● Dataset extract:
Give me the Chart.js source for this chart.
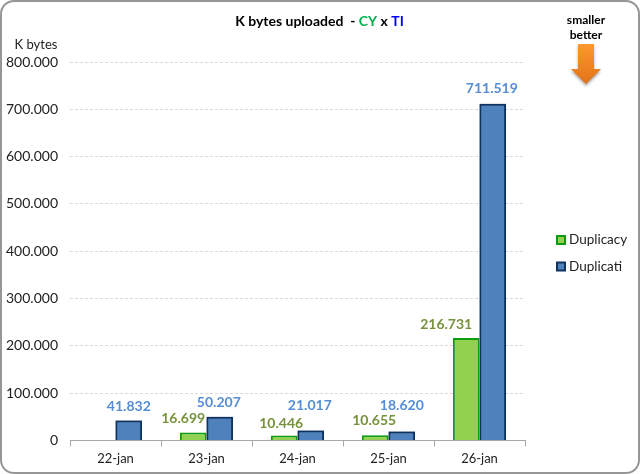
<!DOCTYPE html>
<html>
<head>
<meta charset="utf-8">
<script src="https://cdn.jsdelivr.net/npm/chart.js@4/dist/chart.umd.min.js"></script>
<style>
    html, body { margin: 0; padding: 0; background: #fff; }
    .frame { position: absolute; left: 0; top: 0; width: 636px; height: 470px; border: 2px solid #969696; border-radius: 14px; overflow: hidden; }
    canvas { position: absolute; left: -2px; top: -2px; }
</style>
</head>
<body>
<div class="frame"><canvas id="chart" width="640" height="474"></canvas></div>
<script>
"use strict";

const days = ["22-jan", "23-jan", "24-jan", "25-jan", "26-jan"];
const duplicacy = [null, 16699, 10446, 10655, 216731];
const duplicati = [41832, 50207, 21017, 18620, 711519];

// hand placed offsets of the value labels, the original has them moved around
const greenShift = [[0, 0], [-10, -5], [-3, -3], [-1, -6], [-20, -4]];
const blueShift = [[0, -5], [-1, -5], [-1, -16], [0, -17], [-1, -6]];

const fontName = "Lato, 'Open Sans', sans-serif";

function dotted(v) {
    return String(v).replace(/\B(?=(\d{3})+$)/g, ".");
}

const extras = {
    id: "extras",
    afterDatasetsDraw(chart) {
        const ctx = chart.ctx;
        ctx.save();

        // the blue bars sit on top of the green ones
        chart.getDatasetMeta(1).data.forEach(bar => bar.draw(ctx));

        ctx.textBaseline = "middle";

        // value labels
        ctx.textAlign = "center";
        ctx.font = "bold 14px " + fontName;
        [[0, "#76923c", greenShift], [1, "#558ed5", blueShift]].forEach(([idx, col, shift]) => {
            ctx.fillStyle = col;
            chart.getDatasetMeta(idx).data.forEach((bar, i) => {
                const v = chart.data.datasets[idx].data[i];
                if (v === null) return;
                ctx.fillText(dotted(v), bar.x + shift[i][0], bar.y - 9 + shift[i][1]);
            });
        });

        // title with coloured names
        const parts = [["K bytes uploaded  - ", "#000"], ["CY", "#00b050"], [" x ", "#000"], ["TI", "#0000ff"]];
        ctx.font = "bold 14px " + fontName;
        let total = 0;
        parts.forEach(p => total += ctx.measureText(p[0]).width);
        let x = 319.5 - total / 2;
        ctx.textAlign = "left";
        parts.forEach(p => {
            ctx.fillStyle = p[1];
            ctx.fillText(p[0], x, 21);
            x += ctx.measureText(p[0]).width;
        });

        // legend
        ctx.font = "13.5px " + fontName;
        chart.data.datasets.forEach((ds, i) => {
            const y = 240 + i * 26.5;
            ctx.fillStyle = ds.backgroundColor;
            ctx.strokeStyle = ds.borderColor;
            ctx.lineWidth = 2;
            ctx.fillRect(557, y - 4, 8, 8);
            ctx.strokeRect(557, y - 4, 8, 8);
            ctx.fillStyle = "#222";
            ctx.fillText(ds.label, 569, y);
        });

        // unit above the axis
        ctx.fillStyle = "#222";
        ctx.font = "13px " + fontName;
        ctx.textAlign = "center";
        ctx.fillText("K bytes", 36, 45);

        // note and arrow
        ctx.fillStyle = "#000";
        ctx.font = "bold 12px " + fontName;
        ctx.fillText("smaller", 586, 20);
        ctx.fillText("better", 586, 35);

        const grad = ctx.createLinearGradient(0, 44, 0, 84);
        grad.addColorStop(0, "#ff982e");
        grad.addColorStop(1, "#e0731a");
        ctx.fillStyle = grad;
        ctx.shadowColor = "rgba(0,0,0,0.35)";
        ctx.shadowBlur = 3;
        ctx.shadowOffsetY = 2;
        ctx.beginPath();
        ctx.moveTo(578, 44);
        ctx.lineTo(594, 44);
        ctx.lineTo(594, 69);
        ctx.lineTo(601, 69);
        ctx.lineTo(586, 84);
        ctx.lineTo(571, 69);
        ctx.lineTo(578, 69);
        ctx.closePath();
        ctx.fill();
        ctx.restore();
    }
};

new Chart(document.getElementById("chart"), {
    type: "bar",
    data: {
        labels: days,
        datasets: [
            {
                label: "Duplicacy",
                data: duplicacy,
                backgroundColor: "#92d050",
                borderColor: "#0f9a0f",
                borderWidth: 2
            },
            {
                label: "Duplicati",
                data: duplicati,
                backgroundColor: "#4f81bd",
                borderColor: "#10325f",
                borderWidth: 2
            }
        ]
    },
    options: {
        responsive: false,
        animation: false,
        layout: { padding: { top: 62, left: 0, right: 115, bottom: 2 } },
        categoryPercentage: 0.585,
        barPercentage: 1,
        scales: {
            x: {
                grid: { drawOnChartArea: false, color: "#a6a6a6", tickLength: 6 },
                border: { color: "#a6a6a6" },
                ticks: { color: "#222", font: { family: fontName, size: 13 }, padding: 5, maxRotation: 0 }
            },
            y: {
                min: 0,
                max: 800000,
                afterFit(scale) { scale.width = 70; },
                grid: { color: "#d9d9d9", drawTicks: false },
                border: { display: false, dash: [3, 2] },
                ticks: {
                    stepSize: 100000,
                    color: "#222",
                    padding: 12,
                    font: { family: fontName, size: 14 },
                    callback: v => dotted(v)
                }
            }
        },
        plugins: {
            title: { display: false },
            tooltip: { enabled: false },
            legend: { display: false }
        }
    },
    plugins: [extras]
});
</script>
</body>
</html>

● Written task:
Your task is an exact transcription of all the data, minus the pictures.

● Finished task:
Give me the Chart.js source for this chart.
<!DOCTYPE html>
<html>
<head>
<meta charset="utf-8">
<script src="https://cdn.jsdelivr.net/npm/chart.js@4/dist/chart.umd.min.js"></script>
<style>
    html, body { margin: 0; padding: 0; background: #fff; }
    .frame { position: absolute; left: 0; top: 0; width: 636px; height: 470px; border: 2px solid #969696; border-radius: 14px; overflow: hidden; }
    canvas { position: absolute; left: -2px; top: -2px; }
</style>
</head>
<body>
<div class="frame"><canvas id="chart" width="640" height="474"></canvas></div>
<script>
"use strict";

const days = ["22-jan", "23-jan", "24-jan", "25-jan", "26-jan"];
const duplicacy = [null, 16699, 10446, 10655, 216731];
const duplicati = [41832, 50207, 21017, 18620, 711519];

// hand placed offsets of the value labels, the original has them moved around
const greenShift = [[0, 0], [-10, -5], [-3, -3], [-1, -6], [-20, -4]];
const blueShift = [[0, -5], [-1, -5], [-1, -16], [0, -17], [-1, -6]];

const fontName = "Lato, 'Open Sans', sans-serif";

function dotted(v) {
    return String(v).replace(/\B(?=(\d{3})+$)/g, ".");
}

const extras = {
    id: "extras",
    afterDatasetsDraw(chart) {
        const ctx = chart.ctx;
        ctx.save();

        // the blue bars sit on top of the green ones
        chart.getDatasetMeta(1).data.forEach(bar => bar.draw(ctx));

        ctx.textBaseline = "middle";

        // value labels
        ctx.textAlign = "center";
        ctx.font = "bold 14px " + fontName;
        [[0, "#76923c", greenShift], [1, "#558ed5", blueShift]].forEach(([idx, col, shift]) => {
            ctx.fillStyle = col;
            chart.getDatasetMeta(idx).data.forEach((bar, i) => {
                const v = chart.data.datasets[idx].data[i];
                if (v === null) return;
                ctx.fillText(dotted(v), bar.x + shift[i][0], bar.y - 9 + shift[i][1]);
            });
        });

        // title with coloured names
        const parts = [["K bytes uploaded  - ", "#000"], ["CY", "#00b050"], [" x ", "#000"], ["TI", "#0000ff"]];
        ctx.font = "bold 14px " + fontName;
        let total = 0;
        parts.forEach(p => total += ctx.measureText(p[0]).width);
        let x = 319.5 - total / 2;
        ctx.textAlign = "left";
        parts.forEach(p => {
            ctx.fillStyle = p[1];
            ctx.fillText(p[0], x, 21);
            x += ctx.measureText(p[0]).width;
        });

        // legend
        ctx.font = "13.5px " + fontName;
        chart.data.datasets.forEach((ds, i) => {
            const y = 240 + i * 26.5;
            ctx.fillStyle = ds.backgroundColor;
            ctx.strokeStyle = ds.borderColor;
            ctx.lineWidth = 2;
            ctx.fillRect(557, y - 4, 8, 8);
            ctx.strokeRect(557, y - 4, 8, 8);
            ctx.fillStyle = "#222";
            ctx.fillText(ds.label, 569, y);
        });

        // unit above the axis
        ctx.fillStyle = "#222";
        ctx.font = "13px " + fontName;
        ctx.textAlign = "center";
        ctx.fillText("K bytes", 36, 45);

        // note and arrow
        ctx.fillStyle = "#000";
        ctx.font = "bold 12px " + fontName;
        ctx.fillText("smaller", 586, 20);
        ctx.fillText("better", 586, 35);

        const grad = ctx.createLinearGradient(0, 44, 0, 84);
        grad.addColorStop(0, "#ff982e");
        grad.addColorStop(1, "#e0731a");
        ctx.fillStyle = grad;
        ctx.shadowColor = "rgba(0,0,0,0.35)";
        ctx.shadowBlur = 3;
        ctx.shadowOffsetY = 2;
        ctx.beginPath();
        ctx.moveTo(578, 44);
        ctx.lineTo(594, 44);
        ctx.lineTo(594, 69);
        ctx.lineTo(601, 69);
        ctx.lineTo(586, 84);
        ctx.lineTo(571, 69);
        ctx.lineTo(578, 69);
        ctx.closePath();
        ctx.fill();
        ctx.restore();
    }
};

new Chart(document.getElementById("chart"), {
    type: "bar",
    data: {
        labels: days,
        datasets: [
            {
                label: "Duplicacy",
                data: duplicacy,
                backgroundColor: "#92d050",
                borderColor: "#0f9a0f",
                borderWidth: 2
            },
            {
                label: "Duplicati",
                data: duplicati,
                backgroundColor: "#4f81bd",
                borderColor: "#10325f",
                borderWidth: 2
            }
        ]
    },
    options: {
        responsive: false,
        animation: false,
        layout: { padding: { top: 62, left: 0, right: 115, bottom: 2 } },
        categoryPercentage: 0.585,
        barPercentage: 1,
        scales: {
            x: {
                grid: { drawOnChartArea: false, color: "#a6a6a6", tickLength: 6 },
                border: { color: "#a6a6a6" },
                ticks: { color: "#222", font: { family: fontName, size: 13 }, padding: 5, maxRotation: 0 }
            },
            y: {
                min: 0,
                max: 800000,
                afterFit(scale) { scale.width = 70; },
                grid: { color: "#d9d9d9", drawTicks: false },
                border: { display: false, dash: [3, 2] },
                ticks: {
                    stepSize: 100000,
                    color: "#222",
                    padding: 12,
                    font: { family: fontName, size: 14 },
                    callback: v => dotted(v)
                }
            }
        },
        plugins: {
            title: { display: false },
            tooltip: { enabled: false },
            legend: { display: false }
        }
    },
    plugins: [extras]
});
</script>
</body>
</html>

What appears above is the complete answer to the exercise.